## TASK INSTRUCTIONS
Identify the lines holding "this" and copy them.

## RECORDS SUPPLIED
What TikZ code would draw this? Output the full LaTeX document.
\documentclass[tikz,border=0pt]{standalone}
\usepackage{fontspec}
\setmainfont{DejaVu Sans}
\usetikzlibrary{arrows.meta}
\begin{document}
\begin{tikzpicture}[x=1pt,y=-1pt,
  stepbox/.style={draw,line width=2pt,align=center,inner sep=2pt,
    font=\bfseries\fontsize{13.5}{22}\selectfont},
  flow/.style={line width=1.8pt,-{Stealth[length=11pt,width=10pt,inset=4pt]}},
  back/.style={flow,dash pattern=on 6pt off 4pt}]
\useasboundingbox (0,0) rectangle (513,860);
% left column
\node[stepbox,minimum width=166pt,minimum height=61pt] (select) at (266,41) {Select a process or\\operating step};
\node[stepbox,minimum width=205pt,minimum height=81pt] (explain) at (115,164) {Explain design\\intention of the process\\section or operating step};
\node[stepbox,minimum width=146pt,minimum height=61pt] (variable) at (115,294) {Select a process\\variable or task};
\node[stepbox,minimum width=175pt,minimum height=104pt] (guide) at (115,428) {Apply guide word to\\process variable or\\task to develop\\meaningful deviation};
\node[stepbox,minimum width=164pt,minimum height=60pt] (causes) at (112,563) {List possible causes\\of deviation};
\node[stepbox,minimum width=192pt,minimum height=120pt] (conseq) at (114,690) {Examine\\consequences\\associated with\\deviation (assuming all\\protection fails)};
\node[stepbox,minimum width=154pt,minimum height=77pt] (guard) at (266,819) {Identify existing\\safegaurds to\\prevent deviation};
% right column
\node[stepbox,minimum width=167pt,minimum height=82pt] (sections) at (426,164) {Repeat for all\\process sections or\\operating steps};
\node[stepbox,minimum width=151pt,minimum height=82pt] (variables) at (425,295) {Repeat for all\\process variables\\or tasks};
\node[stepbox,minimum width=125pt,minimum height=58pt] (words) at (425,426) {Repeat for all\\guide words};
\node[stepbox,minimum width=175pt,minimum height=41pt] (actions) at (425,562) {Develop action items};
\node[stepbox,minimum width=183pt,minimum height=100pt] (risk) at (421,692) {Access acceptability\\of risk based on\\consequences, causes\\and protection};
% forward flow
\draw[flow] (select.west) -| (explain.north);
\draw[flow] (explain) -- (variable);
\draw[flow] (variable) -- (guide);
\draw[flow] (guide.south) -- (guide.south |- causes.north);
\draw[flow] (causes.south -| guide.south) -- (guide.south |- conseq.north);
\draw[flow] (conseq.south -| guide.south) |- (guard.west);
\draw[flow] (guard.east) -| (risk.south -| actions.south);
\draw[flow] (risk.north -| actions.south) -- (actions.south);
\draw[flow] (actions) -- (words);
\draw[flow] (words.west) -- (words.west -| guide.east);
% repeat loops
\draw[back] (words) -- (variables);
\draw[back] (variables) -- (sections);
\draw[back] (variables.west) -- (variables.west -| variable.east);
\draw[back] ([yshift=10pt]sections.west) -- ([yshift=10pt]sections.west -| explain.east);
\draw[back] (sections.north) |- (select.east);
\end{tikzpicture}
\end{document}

* * *

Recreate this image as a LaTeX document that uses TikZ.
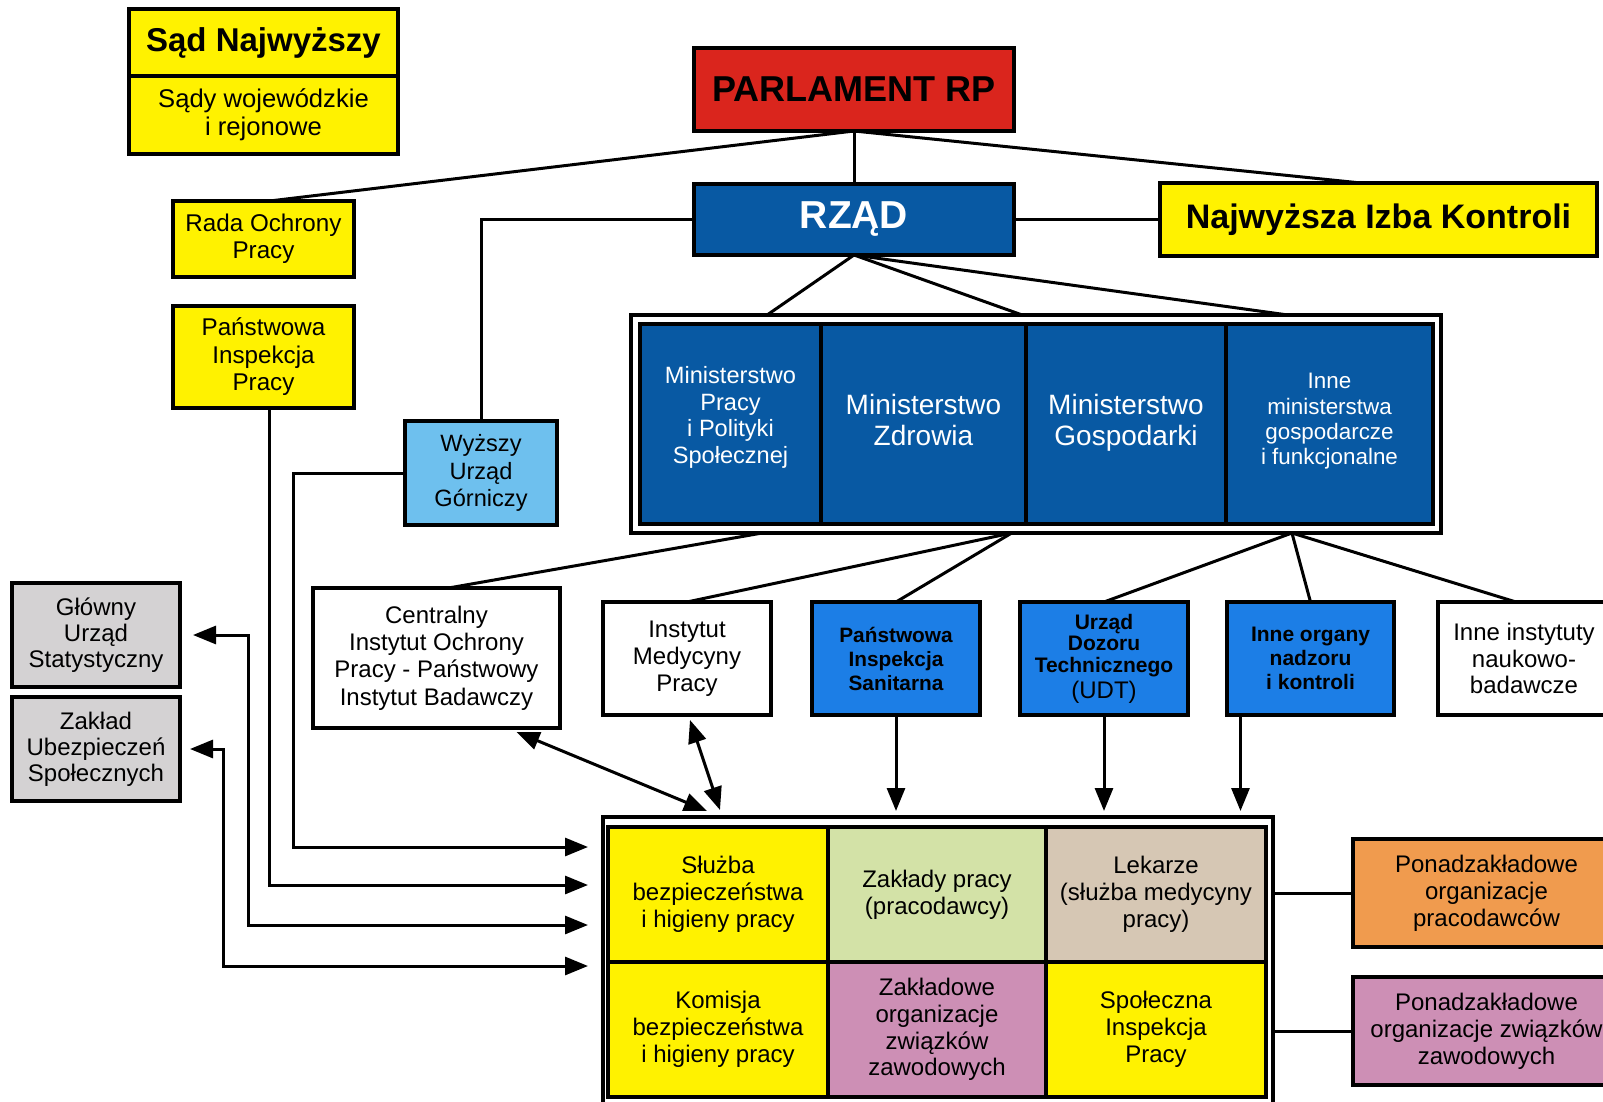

## FINISHED EXERCISE
What TikZ code would draw this? Output the full LaTeX document.
Recreate this image as a LaTeX document that uses TikZ.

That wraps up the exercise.